Task statement ::
Each line that holds the string "this" counts once; say how many such lines there are and add nothing.

Dataset excerpts ::
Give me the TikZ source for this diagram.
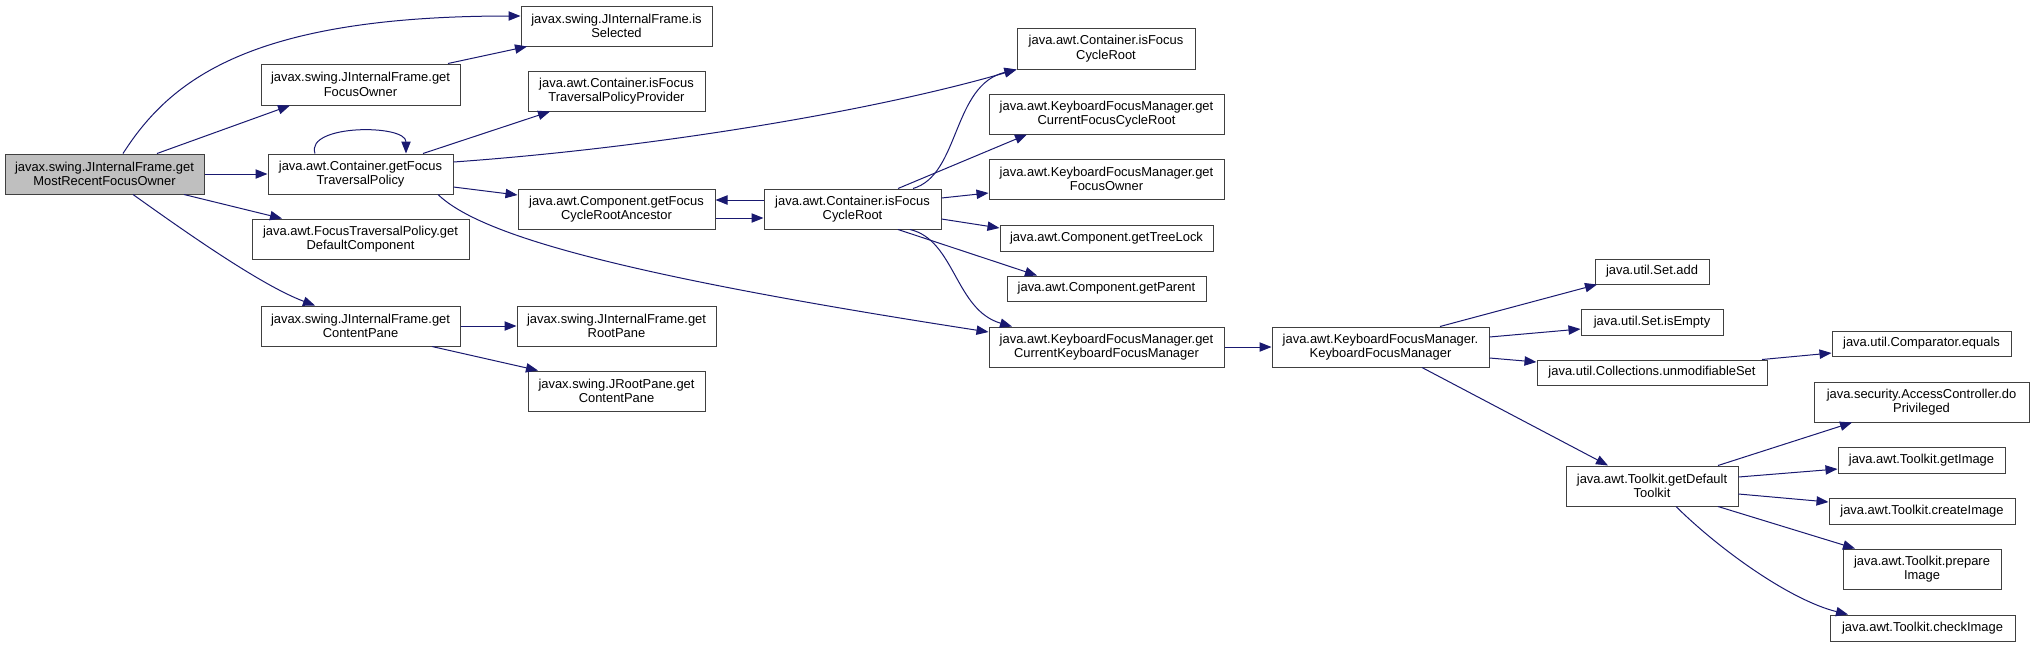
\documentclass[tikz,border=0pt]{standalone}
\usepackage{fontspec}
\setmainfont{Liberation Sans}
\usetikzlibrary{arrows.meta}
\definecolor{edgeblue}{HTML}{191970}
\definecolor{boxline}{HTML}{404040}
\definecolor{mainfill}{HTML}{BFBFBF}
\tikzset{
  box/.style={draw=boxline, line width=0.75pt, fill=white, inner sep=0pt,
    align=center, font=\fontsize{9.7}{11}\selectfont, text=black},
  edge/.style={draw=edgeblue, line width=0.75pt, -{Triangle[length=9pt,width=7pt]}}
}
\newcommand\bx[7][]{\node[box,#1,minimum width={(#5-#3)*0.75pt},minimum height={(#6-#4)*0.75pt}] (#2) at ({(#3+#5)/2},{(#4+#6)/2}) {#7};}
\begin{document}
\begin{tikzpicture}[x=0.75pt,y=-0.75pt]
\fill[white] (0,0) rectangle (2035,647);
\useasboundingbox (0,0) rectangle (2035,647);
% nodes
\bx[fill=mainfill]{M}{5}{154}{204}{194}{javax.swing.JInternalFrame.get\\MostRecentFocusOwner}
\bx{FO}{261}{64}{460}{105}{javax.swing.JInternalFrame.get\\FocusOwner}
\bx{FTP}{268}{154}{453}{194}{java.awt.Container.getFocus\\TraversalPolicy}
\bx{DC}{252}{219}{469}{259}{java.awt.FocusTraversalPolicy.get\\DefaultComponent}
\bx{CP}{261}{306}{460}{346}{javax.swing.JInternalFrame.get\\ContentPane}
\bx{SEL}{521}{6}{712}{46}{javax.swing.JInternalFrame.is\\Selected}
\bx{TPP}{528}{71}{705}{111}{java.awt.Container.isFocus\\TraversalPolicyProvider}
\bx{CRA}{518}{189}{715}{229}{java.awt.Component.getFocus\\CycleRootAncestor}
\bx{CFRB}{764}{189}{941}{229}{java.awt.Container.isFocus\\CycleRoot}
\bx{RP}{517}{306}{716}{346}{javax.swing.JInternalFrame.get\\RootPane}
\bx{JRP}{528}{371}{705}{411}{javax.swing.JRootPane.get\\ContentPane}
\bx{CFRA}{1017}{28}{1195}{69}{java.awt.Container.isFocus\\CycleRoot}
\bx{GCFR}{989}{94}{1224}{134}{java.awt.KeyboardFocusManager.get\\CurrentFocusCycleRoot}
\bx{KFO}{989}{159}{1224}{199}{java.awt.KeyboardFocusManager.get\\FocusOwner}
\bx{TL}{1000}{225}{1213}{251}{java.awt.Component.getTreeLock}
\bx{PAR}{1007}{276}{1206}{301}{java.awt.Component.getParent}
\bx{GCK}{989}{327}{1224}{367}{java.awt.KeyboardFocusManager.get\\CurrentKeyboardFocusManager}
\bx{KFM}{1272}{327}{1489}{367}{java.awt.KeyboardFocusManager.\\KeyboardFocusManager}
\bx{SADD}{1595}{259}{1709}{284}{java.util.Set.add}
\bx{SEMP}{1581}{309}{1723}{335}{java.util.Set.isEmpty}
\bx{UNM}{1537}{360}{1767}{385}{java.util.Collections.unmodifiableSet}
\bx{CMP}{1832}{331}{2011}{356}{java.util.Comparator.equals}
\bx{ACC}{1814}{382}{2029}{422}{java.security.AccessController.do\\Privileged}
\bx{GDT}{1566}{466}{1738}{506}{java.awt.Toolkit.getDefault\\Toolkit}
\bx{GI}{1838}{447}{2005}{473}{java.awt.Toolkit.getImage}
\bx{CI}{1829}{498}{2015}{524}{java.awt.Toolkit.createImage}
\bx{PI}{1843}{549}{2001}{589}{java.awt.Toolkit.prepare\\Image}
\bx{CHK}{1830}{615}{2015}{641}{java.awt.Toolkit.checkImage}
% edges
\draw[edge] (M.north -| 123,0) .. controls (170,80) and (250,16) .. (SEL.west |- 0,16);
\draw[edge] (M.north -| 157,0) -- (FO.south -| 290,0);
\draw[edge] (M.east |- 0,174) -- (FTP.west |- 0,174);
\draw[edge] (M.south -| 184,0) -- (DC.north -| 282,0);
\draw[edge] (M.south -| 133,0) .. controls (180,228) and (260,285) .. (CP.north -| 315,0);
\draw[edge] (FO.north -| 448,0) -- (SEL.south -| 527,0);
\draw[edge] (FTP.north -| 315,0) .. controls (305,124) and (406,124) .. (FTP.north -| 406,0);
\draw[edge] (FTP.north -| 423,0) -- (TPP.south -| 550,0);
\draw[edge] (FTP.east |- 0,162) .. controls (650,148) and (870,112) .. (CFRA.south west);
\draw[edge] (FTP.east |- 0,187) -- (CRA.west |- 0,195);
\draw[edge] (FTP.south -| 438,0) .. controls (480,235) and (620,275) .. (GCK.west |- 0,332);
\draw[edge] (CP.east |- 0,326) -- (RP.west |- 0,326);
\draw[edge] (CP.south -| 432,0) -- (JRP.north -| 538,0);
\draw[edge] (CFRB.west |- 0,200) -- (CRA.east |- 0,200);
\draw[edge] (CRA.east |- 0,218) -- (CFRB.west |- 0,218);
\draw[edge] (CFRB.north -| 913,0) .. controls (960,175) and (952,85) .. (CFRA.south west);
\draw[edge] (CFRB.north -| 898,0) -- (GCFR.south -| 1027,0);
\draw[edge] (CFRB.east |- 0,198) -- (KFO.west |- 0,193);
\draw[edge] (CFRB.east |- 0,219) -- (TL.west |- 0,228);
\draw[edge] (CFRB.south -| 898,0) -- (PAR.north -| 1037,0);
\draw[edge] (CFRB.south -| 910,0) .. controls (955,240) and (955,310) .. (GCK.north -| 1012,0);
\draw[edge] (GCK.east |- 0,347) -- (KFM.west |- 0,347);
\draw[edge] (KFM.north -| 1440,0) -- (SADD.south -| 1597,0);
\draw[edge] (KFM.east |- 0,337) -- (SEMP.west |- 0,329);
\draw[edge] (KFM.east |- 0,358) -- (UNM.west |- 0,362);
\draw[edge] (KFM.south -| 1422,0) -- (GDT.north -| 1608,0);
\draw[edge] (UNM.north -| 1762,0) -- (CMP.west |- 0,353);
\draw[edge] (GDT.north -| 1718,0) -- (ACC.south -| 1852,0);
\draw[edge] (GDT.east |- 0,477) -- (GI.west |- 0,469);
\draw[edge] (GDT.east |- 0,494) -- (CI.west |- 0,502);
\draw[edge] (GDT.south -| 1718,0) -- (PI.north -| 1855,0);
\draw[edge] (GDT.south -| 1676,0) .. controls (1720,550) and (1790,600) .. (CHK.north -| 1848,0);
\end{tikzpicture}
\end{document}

--

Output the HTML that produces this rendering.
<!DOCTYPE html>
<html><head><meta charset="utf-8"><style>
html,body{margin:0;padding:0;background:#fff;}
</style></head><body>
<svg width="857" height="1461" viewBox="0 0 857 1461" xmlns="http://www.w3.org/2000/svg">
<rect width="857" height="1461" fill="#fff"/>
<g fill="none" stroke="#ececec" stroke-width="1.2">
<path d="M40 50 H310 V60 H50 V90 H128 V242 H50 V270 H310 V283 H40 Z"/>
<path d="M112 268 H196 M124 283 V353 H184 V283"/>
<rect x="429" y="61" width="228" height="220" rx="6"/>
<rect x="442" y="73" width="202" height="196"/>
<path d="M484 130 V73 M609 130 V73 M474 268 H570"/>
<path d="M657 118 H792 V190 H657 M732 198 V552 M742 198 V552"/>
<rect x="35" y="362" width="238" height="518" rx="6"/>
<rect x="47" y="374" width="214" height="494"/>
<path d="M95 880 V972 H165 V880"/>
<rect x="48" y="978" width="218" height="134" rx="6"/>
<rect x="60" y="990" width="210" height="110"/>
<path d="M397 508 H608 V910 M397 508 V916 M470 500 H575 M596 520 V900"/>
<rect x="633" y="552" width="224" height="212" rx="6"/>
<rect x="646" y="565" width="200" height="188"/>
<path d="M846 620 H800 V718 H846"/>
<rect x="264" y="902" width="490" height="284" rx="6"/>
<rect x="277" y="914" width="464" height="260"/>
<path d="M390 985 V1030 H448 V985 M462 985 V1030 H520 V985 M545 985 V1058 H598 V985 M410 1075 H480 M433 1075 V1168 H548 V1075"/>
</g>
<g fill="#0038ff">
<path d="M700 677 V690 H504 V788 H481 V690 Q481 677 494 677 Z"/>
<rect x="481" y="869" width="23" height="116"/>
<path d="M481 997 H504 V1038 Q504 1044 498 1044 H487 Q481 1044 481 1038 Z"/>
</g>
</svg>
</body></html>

Exercise result ::
2